Job
Leave the pictures out. Retype exactly the lines below from the one containing "What Bokeh code" through the one containing "from bokeh.resources import INLINE", and no others.
___ Data lines ___
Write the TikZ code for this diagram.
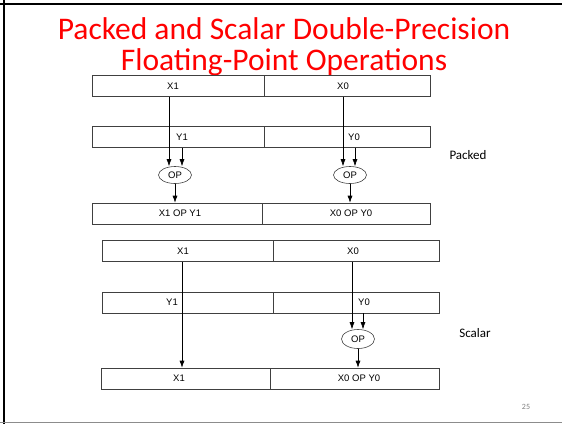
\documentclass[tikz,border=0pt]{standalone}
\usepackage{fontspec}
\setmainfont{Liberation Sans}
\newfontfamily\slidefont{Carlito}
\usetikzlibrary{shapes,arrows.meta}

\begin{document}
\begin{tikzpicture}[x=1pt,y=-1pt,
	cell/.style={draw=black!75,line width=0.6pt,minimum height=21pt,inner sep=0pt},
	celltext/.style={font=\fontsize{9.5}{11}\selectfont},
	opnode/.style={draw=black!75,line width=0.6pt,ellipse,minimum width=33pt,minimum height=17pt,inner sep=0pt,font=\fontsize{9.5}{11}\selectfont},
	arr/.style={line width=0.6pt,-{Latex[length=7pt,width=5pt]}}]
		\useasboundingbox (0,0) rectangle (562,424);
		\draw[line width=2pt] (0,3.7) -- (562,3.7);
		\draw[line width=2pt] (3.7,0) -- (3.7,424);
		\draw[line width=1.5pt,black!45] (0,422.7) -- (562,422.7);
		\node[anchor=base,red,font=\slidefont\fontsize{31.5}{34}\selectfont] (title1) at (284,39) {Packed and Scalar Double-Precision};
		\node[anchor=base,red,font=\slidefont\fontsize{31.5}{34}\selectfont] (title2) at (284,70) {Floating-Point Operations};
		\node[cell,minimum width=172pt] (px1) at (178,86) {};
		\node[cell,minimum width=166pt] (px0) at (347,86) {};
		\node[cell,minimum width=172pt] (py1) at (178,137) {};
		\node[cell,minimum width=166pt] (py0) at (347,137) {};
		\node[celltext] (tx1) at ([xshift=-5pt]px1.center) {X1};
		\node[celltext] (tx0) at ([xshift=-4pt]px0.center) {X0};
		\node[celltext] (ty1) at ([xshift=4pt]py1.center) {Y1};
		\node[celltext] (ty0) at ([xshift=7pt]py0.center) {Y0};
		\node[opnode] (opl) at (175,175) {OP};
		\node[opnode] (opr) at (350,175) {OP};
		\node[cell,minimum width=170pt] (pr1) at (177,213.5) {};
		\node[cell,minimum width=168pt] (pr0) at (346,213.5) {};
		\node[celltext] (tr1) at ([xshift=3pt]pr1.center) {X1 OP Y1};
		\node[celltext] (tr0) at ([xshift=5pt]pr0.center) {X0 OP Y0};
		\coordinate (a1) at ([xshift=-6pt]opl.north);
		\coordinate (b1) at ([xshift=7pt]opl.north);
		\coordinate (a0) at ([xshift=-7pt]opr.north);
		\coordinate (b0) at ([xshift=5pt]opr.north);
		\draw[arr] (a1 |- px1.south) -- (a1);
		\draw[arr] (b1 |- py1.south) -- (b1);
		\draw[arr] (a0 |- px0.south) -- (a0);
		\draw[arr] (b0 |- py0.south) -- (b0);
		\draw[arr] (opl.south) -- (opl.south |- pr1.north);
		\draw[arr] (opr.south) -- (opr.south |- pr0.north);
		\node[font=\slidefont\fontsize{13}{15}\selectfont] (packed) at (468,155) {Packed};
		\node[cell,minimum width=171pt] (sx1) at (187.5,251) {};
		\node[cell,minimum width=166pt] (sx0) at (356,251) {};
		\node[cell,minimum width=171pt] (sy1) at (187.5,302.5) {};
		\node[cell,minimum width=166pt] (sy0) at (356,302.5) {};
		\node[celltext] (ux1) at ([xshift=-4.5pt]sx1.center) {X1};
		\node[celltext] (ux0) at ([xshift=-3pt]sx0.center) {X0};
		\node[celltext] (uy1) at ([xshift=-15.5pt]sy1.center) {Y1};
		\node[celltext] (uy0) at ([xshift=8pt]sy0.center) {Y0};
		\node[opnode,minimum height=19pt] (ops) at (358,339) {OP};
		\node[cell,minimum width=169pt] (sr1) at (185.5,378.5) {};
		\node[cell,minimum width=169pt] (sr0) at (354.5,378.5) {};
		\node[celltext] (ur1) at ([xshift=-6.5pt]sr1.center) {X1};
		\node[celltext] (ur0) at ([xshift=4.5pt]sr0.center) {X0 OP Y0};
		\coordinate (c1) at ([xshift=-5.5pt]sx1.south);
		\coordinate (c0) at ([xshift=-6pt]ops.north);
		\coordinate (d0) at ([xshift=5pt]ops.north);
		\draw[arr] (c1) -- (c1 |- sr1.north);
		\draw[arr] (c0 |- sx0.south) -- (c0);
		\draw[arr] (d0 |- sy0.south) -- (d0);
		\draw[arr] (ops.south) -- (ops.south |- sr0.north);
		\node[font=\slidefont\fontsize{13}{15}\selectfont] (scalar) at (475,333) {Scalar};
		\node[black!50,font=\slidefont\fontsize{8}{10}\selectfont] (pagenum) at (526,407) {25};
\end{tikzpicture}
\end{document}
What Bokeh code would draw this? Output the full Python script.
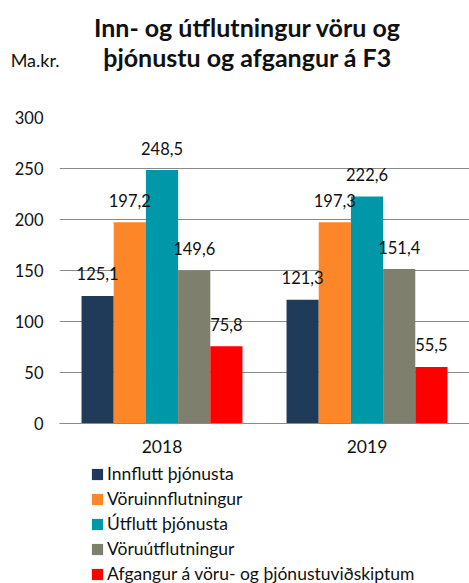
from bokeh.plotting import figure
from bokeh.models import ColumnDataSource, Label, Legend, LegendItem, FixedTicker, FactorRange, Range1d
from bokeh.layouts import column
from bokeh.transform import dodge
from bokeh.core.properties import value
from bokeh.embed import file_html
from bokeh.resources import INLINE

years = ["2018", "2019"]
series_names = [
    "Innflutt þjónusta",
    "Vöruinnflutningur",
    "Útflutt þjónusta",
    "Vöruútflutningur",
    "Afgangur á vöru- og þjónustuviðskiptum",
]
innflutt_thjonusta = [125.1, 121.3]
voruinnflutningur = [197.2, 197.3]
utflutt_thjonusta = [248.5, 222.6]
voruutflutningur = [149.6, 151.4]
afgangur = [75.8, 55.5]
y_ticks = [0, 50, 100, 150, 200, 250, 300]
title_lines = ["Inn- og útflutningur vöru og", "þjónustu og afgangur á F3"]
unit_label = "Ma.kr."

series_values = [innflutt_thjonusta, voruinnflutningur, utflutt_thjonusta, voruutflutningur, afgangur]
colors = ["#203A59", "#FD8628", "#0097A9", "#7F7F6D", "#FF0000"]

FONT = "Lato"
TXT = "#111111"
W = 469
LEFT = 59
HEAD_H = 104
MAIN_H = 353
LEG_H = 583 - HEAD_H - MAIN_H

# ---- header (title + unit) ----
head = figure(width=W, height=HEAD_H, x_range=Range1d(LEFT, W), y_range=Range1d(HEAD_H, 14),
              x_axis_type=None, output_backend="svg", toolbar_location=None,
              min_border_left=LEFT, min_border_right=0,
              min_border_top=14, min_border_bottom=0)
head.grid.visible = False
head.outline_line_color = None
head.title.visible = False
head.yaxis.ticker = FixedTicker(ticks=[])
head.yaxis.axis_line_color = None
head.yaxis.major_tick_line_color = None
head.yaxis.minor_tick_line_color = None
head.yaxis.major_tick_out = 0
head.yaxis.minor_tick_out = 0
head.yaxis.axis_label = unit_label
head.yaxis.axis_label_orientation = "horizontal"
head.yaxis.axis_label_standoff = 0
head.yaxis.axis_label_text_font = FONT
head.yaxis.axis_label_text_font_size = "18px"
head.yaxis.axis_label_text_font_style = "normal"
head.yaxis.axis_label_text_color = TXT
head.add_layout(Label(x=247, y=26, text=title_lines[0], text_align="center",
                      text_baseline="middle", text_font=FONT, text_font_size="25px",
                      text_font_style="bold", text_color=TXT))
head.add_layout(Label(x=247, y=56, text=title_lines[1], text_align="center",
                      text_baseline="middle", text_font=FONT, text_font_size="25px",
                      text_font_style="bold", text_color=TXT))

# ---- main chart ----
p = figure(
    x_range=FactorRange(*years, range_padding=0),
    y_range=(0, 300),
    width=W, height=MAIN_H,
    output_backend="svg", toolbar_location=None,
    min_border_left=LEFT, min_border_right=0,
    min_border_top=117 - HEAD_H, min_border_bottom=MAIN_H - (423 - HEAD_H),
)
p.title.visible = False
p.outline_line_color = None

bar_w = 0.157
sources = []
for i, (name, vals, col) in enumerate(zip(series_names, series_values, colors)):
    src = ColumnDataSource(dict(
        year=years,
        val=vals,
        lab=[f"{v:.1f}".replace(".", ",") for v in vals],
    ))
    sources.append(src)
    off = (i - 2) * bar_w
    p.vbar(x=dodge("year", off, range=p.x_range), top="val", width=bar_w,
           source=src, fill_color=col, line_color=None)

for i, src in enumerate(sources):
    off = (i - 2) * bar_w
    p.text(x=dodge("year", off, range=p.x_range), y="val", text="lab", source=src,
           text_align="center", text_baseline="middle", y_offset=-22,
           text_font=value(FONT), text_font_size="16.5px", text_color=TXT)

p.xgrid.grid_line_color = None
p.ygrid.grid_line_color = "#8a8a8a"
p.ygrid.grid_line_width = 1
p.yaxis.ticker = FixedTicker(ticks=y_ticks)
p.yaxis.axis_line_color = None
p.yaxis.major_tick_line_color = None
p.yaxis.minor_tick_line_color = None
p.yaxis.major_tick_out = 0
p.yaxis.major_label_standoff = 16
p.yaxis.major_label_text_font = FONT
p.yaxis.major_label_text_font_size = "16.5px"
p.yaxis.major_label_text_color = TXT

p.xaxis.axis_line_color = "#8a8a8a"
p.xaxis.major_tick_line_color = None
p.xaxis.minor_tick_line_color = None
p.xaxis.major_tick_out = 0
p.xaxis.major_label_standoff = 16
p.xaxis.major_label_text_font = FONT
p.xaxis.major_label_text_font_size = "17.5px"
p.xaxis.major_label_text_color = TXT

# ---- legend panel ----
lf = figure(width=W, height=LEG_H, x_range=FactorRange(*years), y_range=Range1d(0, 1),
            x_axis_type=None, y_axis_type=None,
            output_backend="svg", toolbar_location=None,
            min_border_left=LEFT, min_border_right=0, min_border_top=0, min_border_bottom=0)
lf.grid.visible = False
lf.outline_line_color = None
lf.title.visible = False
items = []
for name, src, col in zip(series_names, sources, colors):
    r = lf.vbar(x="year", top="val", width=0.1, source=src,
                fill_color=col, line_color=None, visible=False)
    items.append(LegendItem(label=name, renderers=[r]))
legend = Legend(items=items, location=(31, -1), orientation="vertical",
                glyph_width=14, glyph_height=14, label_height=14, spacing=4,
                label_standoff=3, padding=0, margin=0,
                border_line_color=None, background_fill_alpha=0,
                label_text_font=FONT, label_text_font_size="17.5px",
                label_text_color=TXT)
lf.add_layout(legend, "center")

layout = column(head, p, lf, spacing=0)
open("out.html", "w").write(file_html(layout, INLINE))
___
Right answer
What Bokeh code would draw this? Output the full Python script.
from bokeh.plotting import figure
from bokeh.models import ColumnDataSource, Label, Legend, LegendItem, FixedTicker, FactorRange, Range1d
from bokeh.layouts import column
from bokeh.transform import dodge
from bokeh.core.properties import value
from bokeh.embed import file_html
from bokeh.resources import INLINE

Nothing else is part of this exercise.